Iran
(MNN) — G8 leaders are alarmed by Iran's post-election crackdown–although
dissenters remain defiant. The
instability in the country reminds many of the disintegration that occurred in
the Islamic revolution.
Mir Hossein Mousavi calls President Mahmoud Ahmadinejad's
re-election a fraud and wants the results scrapped.
The official outcome of the June
12 vote triggered days of street
protests. Authorities responded with a heavy-handed silencing of
activists, academics, journalists and lawyers. They also clamped down on internet
and website access as well as on media, jamming many of television and radio
signals for a while. That did little to
staunch the flow of information with the end result being a mixed bag.
There are also both good and bad possible outcomes from this situation
for the church, says Evangelist Sammy Tippit. "It seems as though the
government is so caught up with what's taking place and the protests, that they
have forgotten about believers, and so left them alone, to some extent, but in
other places, they're blaming the believers."

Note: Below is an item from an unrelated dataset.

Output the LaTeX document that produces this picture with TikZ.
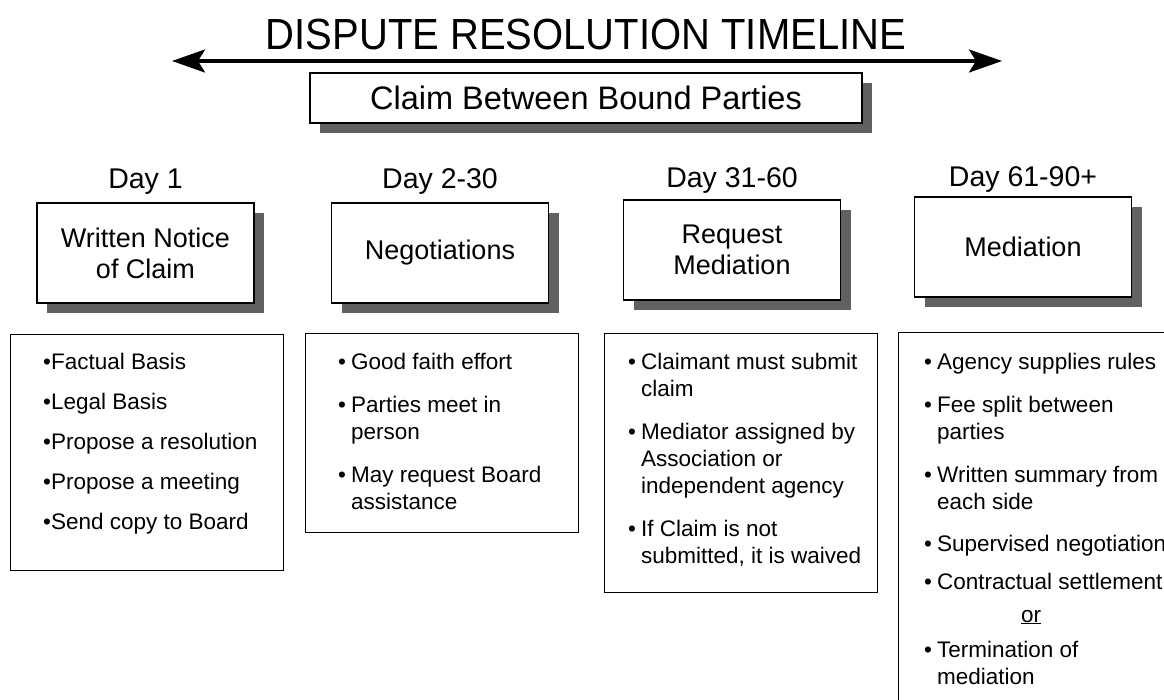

Many believers are underground, but Tippit says their television
broadcast is reaching them. "I'm
going through that series about how to face those hills in life right now, in
my broadcast, coinciding with a very difficult time in the life of the
nation,"…although sometimes they're jammed, they're currently providing
discipleship training materials.
Their broadcast is a series of messages that Sammy Tippit preaches at
various training conferences for Persians around the world and is then
translated and sent out to Mohabat television, a Christian Iranian TV station.
Mohabat, which has been in existence for about 1 1/2 years, transmits
all of its programs in Farsi, but its channels reach throughout Europe and the
Middle East as well.
The Iranians have been very open to the Gospel and this is a great tool
for the Word of God to be spread throughout the Middle East. STM's
Iranian broadcast is unique because most of the preachers who speak on Mohabat
television are Iranians who live in the West. Tippit is one of the only
Americans who preaches on this station, with the help of a translator.
The open witness of the Good News
is banned and government spies monitor Christian groups. Believers are
discriminated against in education, employment, and property ownership and also
face arrests, imprisonment, and sometimes even death.
That's why believers need prayer support. "Pray that they would not give in to
fear, but that they would be strong in the Lord and that during these days they
would have great opportunities to share the Gospel."
Pray for hundreds and thousands of people to be touched by the messages
that flow from Tippit. Pray that God will give Tippit the right words so
that people might know Jesus Christ. And pray that the technology will
flow smoothly into this difficult area of the world.